北京・胡同逍遥

北京、胡同で暮らした十数年間の雑記 by 多田麻美/ Asami Tada

変わって欲しくない老舗「爆肚任」

先回記した、鼓楼周辺の老舗ですが、
一番鼓楼と結びついている老舗といえば、やはりここ、「爆肚任」。

以前は、大音量で京劇の音楽を流していたという記憶があるのですが、ここ数年はおとなしくなっています。

一月頭、無くなってしまうのでは?とヒヤヒヤしながら再訪。当時から、店の人は「店は取り壊しの範囲に入ってしまったが、次にどうするかについては、めどがついていない」と言っていました。

窓のない、飾り気のない店内は相変わらず。味も相変わらず。でも、この「変わらない」ということが、今の北京ではとても大変なこと。実際、この店の味も今、風前の灯です。

私も実際に見たことはないのですが、今の状態に整備されるずっと以前、鼓楼と鐘楼の間の広場には食べ物を中心としたいろいろな屋台が出ていたそうです。広場から追い払われた後の屋台は、その後あるものは消え、あるものは別の場所に店を構えたようで、この爆肚任もその一つ。
筆者の知る限り、ずっと東の方にもう一つ、やはり同じ出自の店がありますが、いずれにせよ貴重な存在で、改革開放以降の北京の市場経済の発展を体現した、草の根の老舗ともいえるでしょう。

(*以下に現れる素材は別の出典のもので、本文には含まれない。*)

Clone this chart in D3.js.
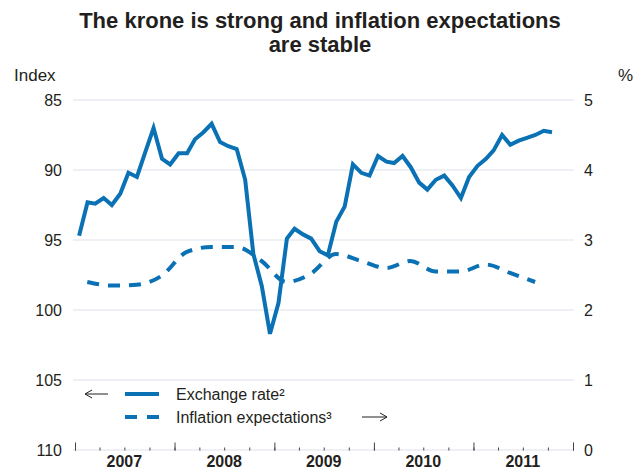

実はこの店の名にも冠されている爆肚とは、ゆでたセンマイを、独特の味をつけたゴマだれにつけて食べるという、むしろおつまみ向きの素朴な食べ物なのですが、ここでは、この爆肚以外にも、いくつか北京独特の小吃が食べられ、私たちはむしろそちらのほうが好物。特に、でんぷんの塊を切って揚げたものを、ニンニク入りのたれにつけて食べる「炸灌腸」は、ここが他よりおいしいように思います。(写真後方)

付近の住民に愛されている店だけに、常連も少なくないもよう。店の壁には中国ではよく使う「お兄さん、お姉さん、兄弟たち」といった言葉で顧客に呼びかけた、心温まる言葉も。

以下は拙訳

食べなくちゃ、飲まなくちゃ、
何か起きたってくよくよせずに。
お酒はひかえ、時計を見よう、
気分良い時間を、一秒でも大切に。
お兄さん、お姉さん、兄弟たち、楽しく過ごすのが一番だよ!

客が酔い潰れたり、喧嘩っ早くなるのを遠まわしに諫めているのでしょうが、気のせいか、自分たちを励ましてる言葉のようにも見えます。

「消えゆく味を記念に食べておく」という気持ちで、今この店に行く人は多いのかもしれないけど、
私はやっぱり「消えないよう、大切さをアピールする」気持ちで、食べに行きたい、と強く思いました。